::: DATA SEGMENT
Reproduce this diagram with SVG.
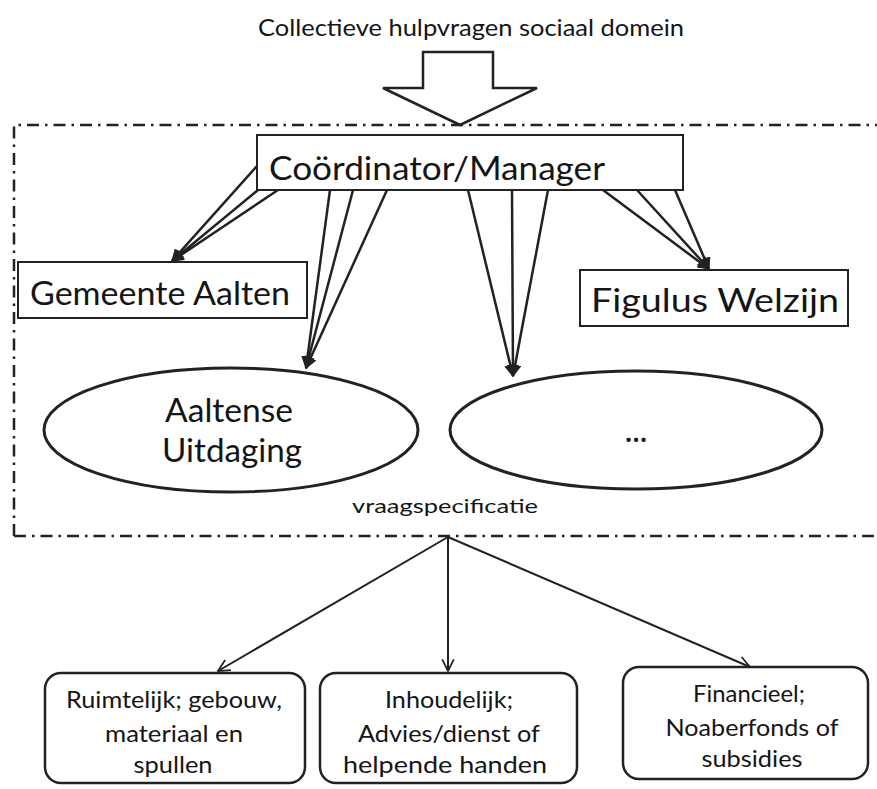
<svg xmlns="http://www.w3.org/2000/svg" width="877" height="789" viewBox="0 0 877 789">
<style>
text{font-family:"Lato","Open Sans","Liberation Sans",sans-serif;fill:#151515;text-anchor:middle}
.box{fill:#fff;stroke:#222;stroke-width:2}
.rbox{fill:#fff;stroke:#222;stroke-width:2.5}
.ell{fill:#fff;stroke:#222;stroke-width:3}
.c{stroke:#222;stroke-width:2.5;fill:none}
.c2{stroke:#222;stroke-width:2;fill:none}
.big{font-size:33px}
.small{font-size:24px}
</style>
<defs>
<marker id="fh" viewBox="0 0 10 10" refX="9" refY="5" markerWidth="5" markerHeight="5" orient="auto" markerUnits="strokeWidth">
<path d="M0,0 L10,5 L0,10 z" fill="#222"/>
</marker>
<marker id="vh" viewBox="0 0 12 12" refX="11" refY="6" markerWidth="7" markerHeight="7" orient="auto" markerUnits="strokeWidth">
<path d="M1,1 L11,6 L1,11" fill="none" stroke="#222" stroke-width="1.5"/>
</marker>
</defs>
<rect width="877" height="789" fill="#fff"/>

<g id="title">
<text x="471" y="36" style="font-size:24px" textLength="426" lengthAdjust="spacingAndGlyphs">Collectieve hulpvragen sociaal domein</text>
</g>
<g id="input-arrow">
<path d="M423,52 H493 V88 H537 L460,125 L383,88 H423 Z" fill="#fff" stroke="#222" stroke-width="2.5" stroke-linejoin="miter"/>
</g>
<g id="frame">
<path d="M14,536 V125 H880 M14,536 H880" fill="none" stroke="#222" stroke-width="2.5" stroke-dasharray="12,6,2.5,6"/>
</g>

<g id="connectors">
<line class="c" x1="257" y1="166" x2="172" y2="261" marker-end="url(#fh)"/>
<line class="c" x1="258" y1="190" x2="172" y2="261" marker-end="url(#fh)"/>
<line class="c" x1="278" y1="190" x2="172" y2="261" marker-end="url(#fh)"/>
<line class="c" x1="330" y1="190" x2="306" y2="368" marker-end="url(#fh)"/>
<line class="c" x1="353" y1="190" x2="306" y2="368" marker-end="url(#fh)"/>
<line class="c" x1="387" y1="190" x2="306" y2="368" marker-end="url(#fh)"/>
<line class="c" x1="468" y1="190" x2="513" y2="376" marker-end="url(#fh)"/>
<line class="c" x1="512" y1="190" x2="513" y2="376" marker-end="url(#fh)"/>
<line class="c" x1="548" y1="190" x2="513" y2="376" marker-end="url(#fh)"/>
<line class="c" x1="603" y1="190" x2="709" y2="269" marker-end="url(#fh)"/>
<line class="c" x1="637" y1="190" x2="709" y2="269" marker-end="url(#fh)"/>
<line class="c" x1="675" y1="190" x2="709" y2="269" marker-end="url(#fh)"/>
<line class="c2" x1="448" y1="537" x2="218" y2="671" marker-end="url(#vh)"/>
<line class="c2" x1="448" y1="537" x2="448" y2="671" marker-end="url(#vh)"/>
<line class="c2" x1="448" y1="537" x2="750" y2="667" marker-end="url(#vh)"/>
</g>

<g id="coordinator">
<rect class="box" x="257" y="135" width="426" height="55"/>
<text class="big" x="437" y="180" textLength="336" lengthAdjust="spacingAndGlyphs">Coördinator/Manager</text>
</g>
<g id="gemeente">
<rect class="box" x="18" y="262" width="289" height="56"/>
<text class="big" x="160" y="305" textLength="260" lengthAdjust="spacingAndGlyphs">Gemeente Aalten</text>
</g>
<g id="figulus">
<rect class="box" x="580" y="270" width="268" height="56"/>
<text class="big" x="715" y="312" textLength="248" lengthAdjust="spacingAndGlyphs">Figulus Welzijn</text>
</g>
<g id="aaltense">
<ellipse class="ell" cx="231" cy="430" rx="187" ry="62"/>
<text class="big" x="229" y="422" textLength="128" lengthAdjust="spacingAndGlyphs">Aaltense</text>
<text class="big" x="232" y="462" textLength="140" lengthAdjust="spacingAndGlyphs">Uitdaging</text>
</g>
<g id="other">
<ellipse class="ell" cx="636" cy="430" rx="186" ry="59"/>
<text class="big" x="636" y="442" font-weight="bold" style="font-size:28px">…</text>
</g>
<g id="vraag">
<text x="445" y="513" style="font-size:20px" textLength="186" lengthAdjust="spacingAndGlyphs">vraagspecificatie</text>
</g>
<g id="ruimtelijk">
<rect class="rbox" x="45" y="673" width="260" height="110" rx="16"/>
<text class="small" x="174" y="708" textLength="216" lengthAdjust="spacingAndGlyphs">Ruimtelijk; gebouw,</text>
<text class="small" x="174" y="742" textLength="138" lengthAdjust="spacingAndGlyphs">materiaal en</text>
<text class="small" x="173" y="773" textLength="79" lengthAdjust="spacingAndGlyphs">spullen</text>
</g>
<g id="inhoudelijk">
<rect class="rbox" x="320" y="673" width="257" height="110" rx="16"/>
<text class="small" x="449" y="708" textLength="128" lengthAdjust="spacingAndGlyphs">Inhoudelijk;</text>
<text class="small" x="449" y="742" textLength="182" lengthAdjust="spacingAndGlyphs">Advies/dienst of</text>
<text class="small" x="445" y="773" textLength="204" lengthAdjust="spacingAndGlyphs">helpende handen</text>
</g>
<g id="financieel">
<rect class="rbox" x="623" y="667" width="245" height="112" rx="16"/>
<text class="small" x="749" y="702" textLength="112" lengthAdjust="spacingAndGlyphs">Financieel;</text>
<text class="small" x="752" y="736" textLength="173" lengthAdjust="spacingAndGlyphs">Noaberfonds of</text>
<text class="small" x="752" y="767" textLength="101" lengthAdjust="spacingAndGlyphs">subsidies</text>
</g>
</svg>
::::::
GIVEN INSTRUCTION –
Restate the whole listing above exactly, except for its images.

COMPLETED TASK –
Reproduce this diagram with SVG.
<svg xmlns="http://www.w3.org/2000/svg" width="877" height="789" viewBox="0 0 877 789">
<style>
text{font-family:"Lato","Open Sans","Liberation Sans",sans-serif;fill:#151515;text-anchor:middle}
.box{fill:#fff;stroke:#222;stroke-width:2}
.rbox{fill:#fff;stroke:#222;stroke-width:2.5}
.ell{fill:#fff;stroke:#222;stroke-width:3}
.c{stroke:#222;stroke-width:2.5;fill:none}
.c2{stroke:#222;stroke-width:2;fill:none}
.big{font-size:33px}
.small{font-size:24px}
</style>
<defs>
<marker id="fh" viewBox="0 0 10 10" refX="9" refY="5" markerWidth="5" markerHeight="5" orient="auto" markerUnits="strokeWidth">
<path d="M0,0 L10,5 L0,10 z" fill="#222"/>
</marker>
<marker id="vh" viewBox="0 0 12 12" refX="11" refY="6" markerWidth="7" markerHeight="7" orient="auto" markerUnits="strokeWidth">
<path d="M1,1 L11,6 L1,11" fill="none" stroke="#222" stroke-width="1.5"/>
</marker>
</defs>
<rect width="877" height="789" fill="#fff"/>

<g id="title">
<text x="471" y="36" style="font-size:24px" textLength="426" lengthAdjust="spacingAndGlyphs">Collectieve hulpvragen sociaal domein</text>
</g>
<g id="input-arrow">
<path d="M423,52 H493 V88 H537 L460,125 L383,88 H423 Z" fill="#fff" stroke="#222" stroke-width="2.5" stroke-linejoin="miter"/>
</g>
<g id="frame">
<path d="M14,536 V125 H880 M14,536 H880" fill="none" stroke="#222" stroke-width="2.5" stroke-dasharray="12,6,2.5,6"/>
</g>

<g id="connectors">
<line class="c" x1="257" y1="166" x2="172" y2="261" marker-end="url(#fh)"/>
<line class="c" x1="258" y1="190" x2="172" y2="261" marker-end="url(#fh)"/>
<line class="c" x1="278" y1="190" x2="172" y2="261" marker-end="url(#fh)"/>
<line class="c" x1="330" y1="190" x2="306" y2="368" marker-end="url(#fh)"/>
<line class="c" x1="353" y1="190" x2="306" y2="368" marker-end="url(#fh)"/>
<line class="c" x1="387" y1="190" x2="306" y2="368" marker-end="url(#fh)"/>
<line class="c" x1="468" y1="190" x2="513" y2="376" marker-end="url(#fh)"/>
<line class="c" x1="512" y1="190" x2="513" y2="376" marker-end="url(#fh)"/>
<line class="c" x1="548" y1="190" x2="513" y2="376" marker-end="url(#fh)"/>
<line class="c" x1="603" y1="190" x2="709" y2="269" marker-end="url(#fh)"/>
<line class="c" x1="637" y1="190" x2="709" y2="269" marker-end="url(#fh)"/>
<line class="c" x1="675" y1="190" x2="709" y2="269" marker-end="url(#fh)"/>
<line class="c2" x1="448" y1="537" x2="218" y2="671" marker-end="url(#vh)"/>
<line class="c2" x1="448" y1="537" x2="448" y2="671" marker-end="url(#vh)"/>
<line class="c2" x1="448" y1="537" x2="750" y2="667" marker-end="url(#vh)"/>
</g>

<g id="coordinator">
<rect class="box" x="257" y="135" width="426" height="55"/>
<text class="big" x="437" y="180" textLength="336" lengthAdjust="spacingAndGlyphs">Coördinator/Manager</text>
</g>
<g id="gemeente">
<rect class="box" x="18" y="262" width="289" height="56"/>
<text class="big" x="160" y="305" textLength="260" lengthAdjust="spacingAndGlyphs">Gemeente Aalten</text>
</g>
<g id="figulus">
<rect class="box" x="580" y="270" width="268" height="56"/>
<text class="big" x="715" y="312" textLength="248" lengthAdjust="spacingAndGlyphs">Figulus Welzijn</text>
</g>
<g id="aaltense">
<ellipse class="ell" cx="231" cy="430" rx="187" ry="62"/>
<text class="big" x="229" y="422" textLength="128" lengthAdjust="spacingAndGlyphs">Aaltense</text>
<text class="big" x="232" y="462" textLength="140" lengthAdjust="spacingAndGlyphs">Uitdaging</text>
</g>
<g id="other">
<ellipse class="ell" cx="636" cy="430" rx="186" ry="59"/>
<text class="big" x="636" y="442" font-weight="bold" style="font-size:28px">…</text>
</g>
<g id="vraag">
<text x="445" y="513" style="font-size:20px" textLength="186" lengthAdjust="spacingAndGlyphs">vraagspecificatie</text>
</g>
<g id="ruimtelijk">
<rect class="rbox" x="45" y="673" width="260" height="110" rx="16"/>
<text class="small" x="174" y="708" textLength="216" lengthAdjust="spacingAndGlyphs">Ruimtelijk; gebouw,</text>
<text class="small" x="174" y="742" textLength="138" lengthAdjust="spacingAndGlyphs">materiaal en</text>
<text class="small" x="173" y="773" textLength="79" lengthAdjust="spacingAndGlyphs">spullen</text>
</g>
<g id="inhoudelijk">
<rect class="rbox" x="320" y="673" width="257" height="110" rx="16"/>
<text class="small" x="449" y="708" textLength="128" lengthAdjust="spacingAndGlyphs">Inhoudelijk;</text>
<text class="small" x="449" y="742" textLength="182" lengthAdjust="spacingAndGlyphs">Advies/dienst of</text>
<text class="small" x="445" y="773" textLength="204" lengthAdjust="spacingAndGlyphs">helpende handen</text>
</g>
<g id="financieel">
<rect class="rbox" x="623" y="667" width="245" height="112" rx="16"/>
<text class="small" x="749" y="702" textLength="112" lengthAdjust="spacingAndGlyphs">Financieel;</text>
<text class="small" x="752" y="736" textLength="173" lengthAdjust="spacingAndGlyphs">Noaberfonds of</text>
<text class="small" x="752" y="767" textLength="101" lengthAdjust="spacingAndGlyphs">subsidies</text>
</g>
</svg>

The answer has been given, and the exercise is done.